Marilu Swett, a greater Boston native, lives and works in Jamaica Plain, MA. She has exhibited throughout the United States in venues including The Peabody Essex Museum (Salem MA), The Sculpture Center (Cleveland, OH), The Center on Contemporary Art (Seattle, WA) and the Charles A. Wustum Museum of Fine Arts (Racine, WI). Outdoor venues include Byrdcliffe Arts Colony (Woodstock, NY), Chesterwood National Historic Site (Stockbridge, MA), Wentworth Coolidge Mansion Historic Site (Portsmouth, NH), and the Christian Science Center Plaza (Boston, MA). She has work in several corporate collections including Bank of America, Fidelity Investments, Meditech Corporation, and New England Biolabs. She is the recipient of a First Light award for the Town of Brookline (MA), a residency for iron casting at the Maryhill Art Museum (WA), a New England Foundation for the Arts Fellowship in Sculpture, a Somerville (MA) Arts Council general support grant, and a Massachusetts Artists Foundation Studio Exchange grant.
Swett is an Associate Professor of Art at Montserrat College of Art in Beverly, MA, and a member of Boston Sculptors Gallery.
ABOUT THE WORK
Marilu Swett makes work in the dual areas of sculpture and drawing. Her work reflects her interest in biological form, its volume, complexity and variety and the ways we interrogate it. She indicates this in a general and fanciful way, by abstracting, inventing, and overlapping relationships to indicate space and slow movement. The work shifts between the layered space of her ink drawings and the factual space occupied by sculpture. References include natural systems and subsystems, microscopic form, telluric and oceanic form, images from the human body, and industrial artifacts.
Recently, Swett has been looking at the ocean as site of evolution, human industry, and watery companionship. Seaforms of all scales appear, evolve, and dive beneath the surface. Themes from 19th century whaling and fishing show up in her choice of material, hardware, and pattern. Pieces evoke the leisure time activities of scrimshaw and textile embellishment and the hard labor of fishing and whaling, directly and indirectly.
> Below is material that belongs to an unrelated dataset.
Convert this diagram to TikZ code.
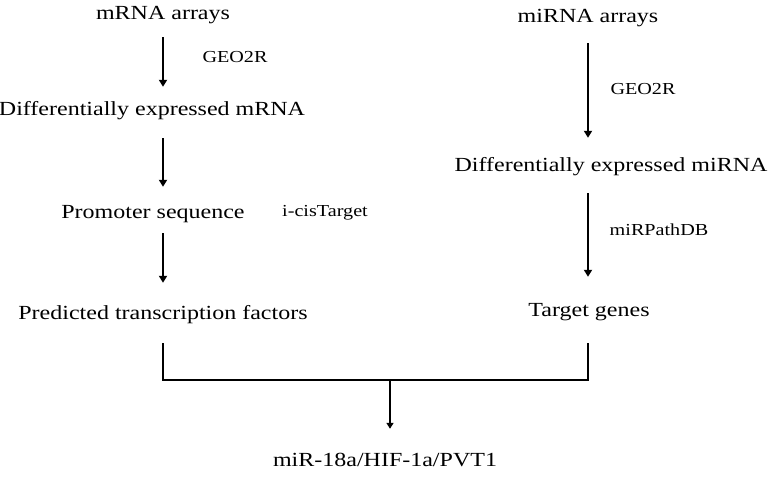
\documentclass[tikz,border=0pt]{standalone}
\usepackage{fontspec}
\setmainfont{Liberation Serif}[FakeStretch=1.2]
\usetikzlibrary{arrows.meta}
\usetikzlibrary{positioning}

\begin{document}
\begin{tikzpicture}[x=1pt,y=-1pt,
  stepnode/.style={font=\fontsize{20}{22}\selectfont, inner sep=0pt,
    text height=14pt, text depth=4.5pt, anchor=base},
  tool/.style={font=\fontsize{16.8}{19}\selectfont, inner sep=0pt, anchor=base},
  arr/.style={line width=2.2pt, -{Triangle[length=7pt,width=8pt]}},
  bar/.style={line width=2.8pt}]
\useasboundingbox (0,0) rectangle (769,478);
% left column
\node[stepnode] (mrna)   at (163,20)  {mRNA arrays};
\node[stepnode] (demrna) at (152,116) {Differentially expressed mRNA};
\node[stepnode] (prom)   at (153,219) {Promoter sequence};
\node[stepnode] (ptf)    at (163,320) {Predicted transcription factors};
\node[tool] (geo1)   at (235,63)  {GEO2R};
\node[tool] (cis)    at (325,217) {i-cisTarget};
% right column
\node[stepnode] (mirna)   at (588,23)  {miRNA arrays};
\node[stepnode] (demirna) at (611,172) {Differentially expressed miRNA};
\node[stepnode] (tg)      at (589,317) {Target genes};
\node[tool] (geo2)    at (643,95)  {GEO2R};
\node[tool] (mpdb)    at (659,236) {miRPathDB};
% result
\node[stepnode] (res) at (385,467) {miR-18a/HIF-1a/PVT1};

\draw[arr, shorten <=12.5pt, shorten >=15pt] (mrna.south) -- (mrna.south |- demrna.north);
\draw[arr, shorten <=17.5pt, shorten >=18pt] (mrna.south |- demrna.south) -- (mrna.south |- prom.north);
\draw[arr, shorten <=9.5pt, shorten >=23pt] (mrna.south |- prom.south) -- (mrna.south |- ptf.north);
\draw[arr, line width=2pt, shorten <=15.5pt, shorten >=20pt] (mirna.south) -- (mirna.south |- demirna.north);
\draw[arr, line width=2pt, shorten <=16.5pt, shorten >=26pt] (mirna.south |- demirna.south) -- (mirna.south |- tg.north);

\coordinate (join) at (390,380);
\draw[bar] (ptf.south) ++(0,18.5) |- (join) -| ([xshift=-1pt,yshift=-21.5pt]tg.south);
\draw[arr, line width=1.6pt, -{Triangle[length=6pt,width=7pt]}, shorten >=24pt] (join) -- (join |- res.north);
\end{tikzpicture}
\end{document}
Rumination about things afloat or beached, buried or layered over, untethered and unwoven, reflecting the energy and unexpected juxtapositions of coastal life, the profound experience of being in and on the water and walking its shores, drives her new work.
Any creeping references to benthic inhabitants are to be blamed on her husband, an environmental scientist and segmented worm enthusiast, and his acolyte, their son Jonah.